The present invention relates to a technique for manufacturing a resin-sealed type semiconductor device using a lead frame and more particularly to a technique effective in its application to the manufacture of a semiconductor device (a non-leaded type semiconductor device) in which external electrode terminals are exposed to mounting side faces without intentional projection sideways of a package, such as SON (Small Outline Non-Leaded Package) and QFN (Quad Flat Non-Leaded Package).
In the manufacture of a resin-sealed type semiconductor device there is used a lead frame. The lead frame is fabricated by forming a metallic plate into a desired pattern by blanking with a precision press or by etching. The lead frame has a tab for fixing a semiconductor element (semiconductor chip), a support portion called die pad, and plural leads whose front ends (inner ends) face an outer periphery of the support portion. The tab is supported by tab suspension leads extending from a frame portion of the lead frame.

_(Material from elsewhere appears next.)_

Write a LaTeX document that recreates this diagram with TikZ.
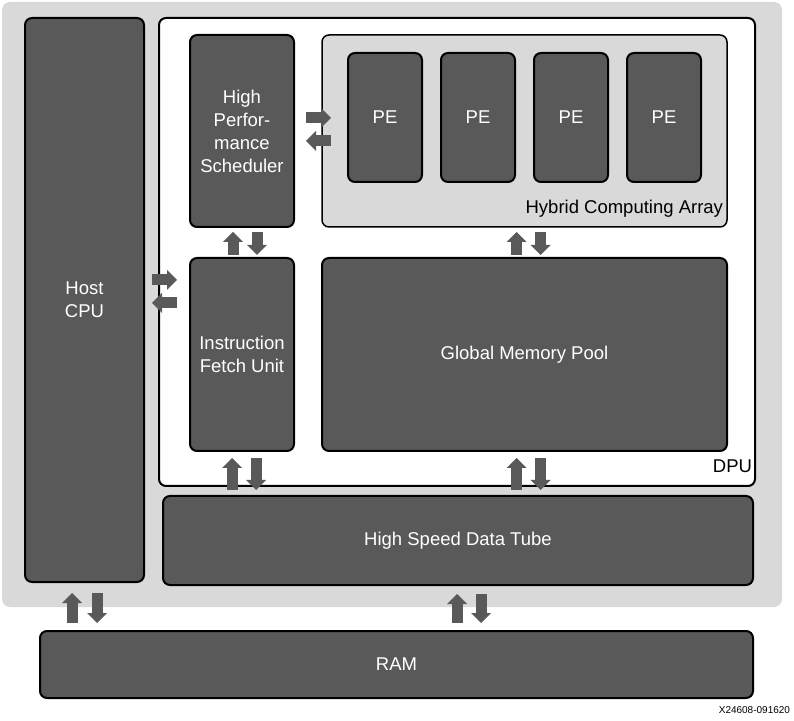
\documentclass[tikz,border=0pt]{standalone}
\usepackage{fontspec}
\setmainfont{Liberation Sans}
\usetikzlibrary{arrows.meta}
\definecolor{darkfill}{HTML}{595959}
\definecolor{lightfill}{HTML}{D9D9D9}
\begin{document}
\begin{tikzpicture}[x=1pt,y=1pt,
  every node/.style={inner sep=0pt, outer sep=0pt},
  darkbox/.style={draw=black, line width=2pt, fill=darkfill, rounded corners=7pt,
    text=white, align=center, anchor=south west,
    font=\fontsize{18.5}{23}\selectfont},
  whitebox/.style={draw=black, line width=2pt, fill=white, rounded corners=7pt, anchor=south west},
  graybox/.style={draw=black, line width=1.5pt, fill=lightfill, rounded corners=7pt, anchor=south west},
  plainlabel/.style={text=black, font=\fontsize{18.5}{23}\selectfont},
  barrow/.style={draw=darkfill, line width=11pt,
    -{Triangle[length=10pt,width=20pt,line width=0pt]}},
]
\useasboundingbox (0,0) rectangle (794,720);
% outer gray panel
\node[fill=lightfill, rounded corners=8pt, anchor=south west,
  minimum width=780pt, minimum height=605pt] (outer) at (2,113) {};
% host CPU
\node[darkbox, minimum width=119pt, minimum height=564pt] (host) at (25,138) {Host\\CPU};
% DPU
\node[whitebox, minimum width=596pt, minimum height=468pt] (dpu) at (159,234) {};
\node[plainlabel, anchor=east] (dpulabel) at (752,254) {DPU};
% scheduler
\node[darkbox, minimum width=104pt, minimum height=192pt] (sched) at (190,493) {High\\Perfor-\\mance\\Scheduler};
% hybrid computing array
\node[graybox, minimum width=405pt, minimum height=192pt] (hca) at (322,493) {};
\node[plainlabel, anchor=east] (hcalabel) at (723,511) {Hybrid Computing Array};
\node[darkbox, minimum width=74pt, minimum height=129pt] (pe1) at (348,538) {PE};
\node[darkbox, minimum width=74pt, minimum height=129pt] (pe2) at (441,538) {PE};
\node[darkbox, minimum width=74pt, minimum height=129pt] (pe3) at (534,538) {PE};
\node[darkbox, minimum width=74pt, minimum height=129pt] (pe4) at (627,538) {PE};
% instruction fetch unit
\node[darkbox, minimum width=104pt, minimum height=193pt] (ifu) at (190,269) {Instruction\\Fetch Unit};
% global memory pool
\node[darkbox, minimum width=405pt, minimum height=193pt] (gmp) at (322,269) {Global Memory Pool};
% high speed data tube
\node[darkbox, minimum width=590pt, minimum height=89pt] (hsdt) at (163,135) {High Speed Data Tube};
% RAM
\node[darkbox, minimum width=713pt, minimum height=67pt] (ram) at (40,22) {RAM};
% code
\node[text=black, font=\fontsize{10}{12}\selectfont, anchor=east] (code) at (790,10) {X24608-091620};

% arrows: scheduler <-> IFU
\draw[barrow] ([xshift=-9pt,yshift=3pt]ifu.north) -- ([xshift=-9pt,yshift=-5pt]sched.south);
\draw[barrow] ([xshift=15pt,yshift=-5pt]sched.south) -- ([xshift=15pt,yshift=3pt]ifu.north);
% HCA <-> GMP
\draw[barrow] ([xshift=-8pt,yshift=3pt]gmp.north) -- ([xshift=-8pt,yshift=-5pt]hca.south);
\draw[barrow] ([xshift=16pt,yshift=-5pt]hca.south) -- ([xshift=16pt,yshift=3pt]gmp.north);
% IFU <-> HSDT
\draw[barrow] ([xshift=-10pt,yshift=6pt]hsdt.north -| ifu.south) -- ([xshift=-10pt,yshift=-7pt]ifu.south);
\draw[barrow] ([xshift=14pt,yshift=-7pt]ifu.south) -- ([xshift=14pt,yshift=6pt]hsdt.north -| ifu.south);
% GMP <-> HSDT
\draw[barrow] ([xshift=-8pt,yshift=6pt]hsdt.north -| gmp.south) -- ([xshift=-8pt,yshift=-7pt]gmp.south);
\draw[barrow] ([xshift=16pt,yshift=-7pt]gmp.south) -- ([xshift=16pt,yshift=6pt]hsdt.north -| gmp.south);
% Host <-> RAM
\draw[barrow] ([xshift=-12.5pt,yshift=8pt]ram.north -| host.south) -- ([xshift=-12.5pt,yshift=-11pt]host.south);
\draw[barrow] ([xshift=12.5pt,yshift=-11pt]host.south) -- ([xshift=12.5pt,yshift=8pt]ram.north -| host.south);
% HSDT <-> RAM
\coordinate (hr) at (457,0);
\draw[barrow] ([yshift=8pt]ram.north -| hr) -- ([yshift=-9pt]hsdt.south -| hr);
\draw[barrow] ([xshift=24pt,yshift=-9pt]hsdt.south -| hr) -- ([xshift=24pt,yshift=8pt]ram.north -| hr);
% Host <-> IFU
\draw[barrow] ([xshift=8pt,yshift=20pt]host.east) -- ([xshift=-13pt,yshift=20pt]host.east -| ifu.west);
\draw[barrow] ([xshift=-13pt,yshift=-3pt]host.east -| ifu.west) -- ([xshift=8pt,yshift=-3pt]host.east);
% scheduler <-> HCA
\draw[barrow] ([xshift=12pt,yshift=13pt]sched.east) -- ([xshift=9pt,yshift=13pt]sched.east -| hca.west);
\draw[barrow] ([xshift=9pt,yshift=-10pt]sched.east -| hca.west) -- ([xshift=12pt,yshift=-10pt]sched.east);
\end{tikzpicture}
\end{document}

In manufacturing a resin-sealed semiconductor device with use of such a lead frame, a semiconductor chip is fixed to the tab of the lead frame, electrodes on the semiconductor chip and the front ends, or the inner ends, of the leads are connected together using conductive wires, then the inner end sides of the leads, including the wires and the semiconductor chip, are sealed with an insulating resin to form a seal member (package), thereafter, an unnecessary lead frame portion is cut off and at the same time lead portions and tab suspension lead portions projecting from the package are cut off.
On the other hand, as one of resin-sealed type semiconductor devices manufactured using a lead frame there is known a semiconductor device (non-leaded type semiconductor device) wherein a package is formed by one-side molding on one side of a lead frame and leads as external electrode terminals are exposed to one side of the package, without intentional projection of the leads from a peripheral surface of the package. As this type of semiconductor devices there are known an SON wherein leads are exposed to both side edges of one surface of a package and a QFN wherein leads are exposed to four sides of one surface of a quadrangular package.

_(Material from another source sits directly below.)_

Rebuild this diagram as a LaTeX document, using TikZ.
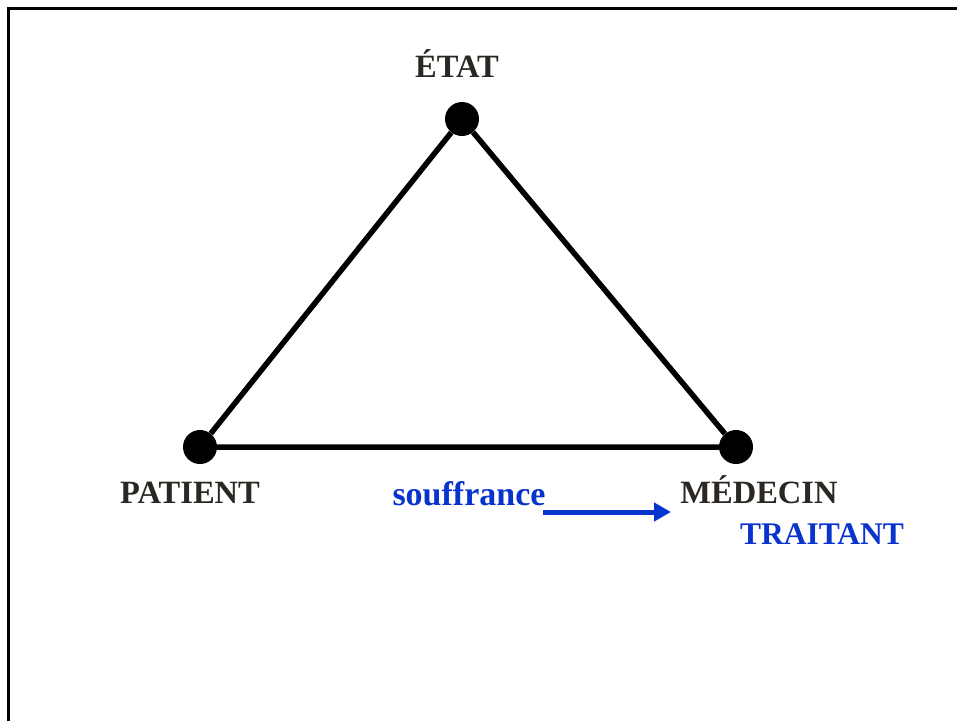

As an example of a bleeding preventing technique there is known a technique disclosed in Japanese Published Unexamined Patent Application No. Hei 11 (1999)-345897. In this unexamined publication is disclosed Fan-out-BGA of a structure having been subjected to processing for the prevention of bleeding of Ag paste, such as the formation of a solder resist dam or blasting (abrasive polishing).
On the other hand, in Japanese Published Unexamined Patent Application No. 2000-196006 is disclosed a QFP (Quad Flat Package) type semiconductor device of a structure wherein lugs projecting toward the interior of a sealing resin are formed on side faces of a die pad for the purpose of improving a close adherence between the die pad and the sealing resin and also improving moisture resistance. According to the structure of this semiconductor device, the back side of the die pad is exposed from the sealing resin.
Further, in Japanese Published Unexamined Patent Application No. Hei 11(1999)-251494 is disclosed a high-frequency device having a gull wing type wire structure for use in a portable telephone or the like in which a semiconductor element mounting portion serves as ground. According to the technique disclosed therein, not only electrodes on a semiconductor element and the leads are connected together through wires, but also the electrodes on the semiconductor element and the semiconductor element mounting portion are connected together through wires because of a die pad serving as ground. This is called down bonding in the literature just referred to above. Because of down bonding, the semiconductor element mounting portion is larger than the semiconductor element, and in a mounted state of the semiconductor device the semiconductor element mounting portion projects to the outside of the semiconductor device.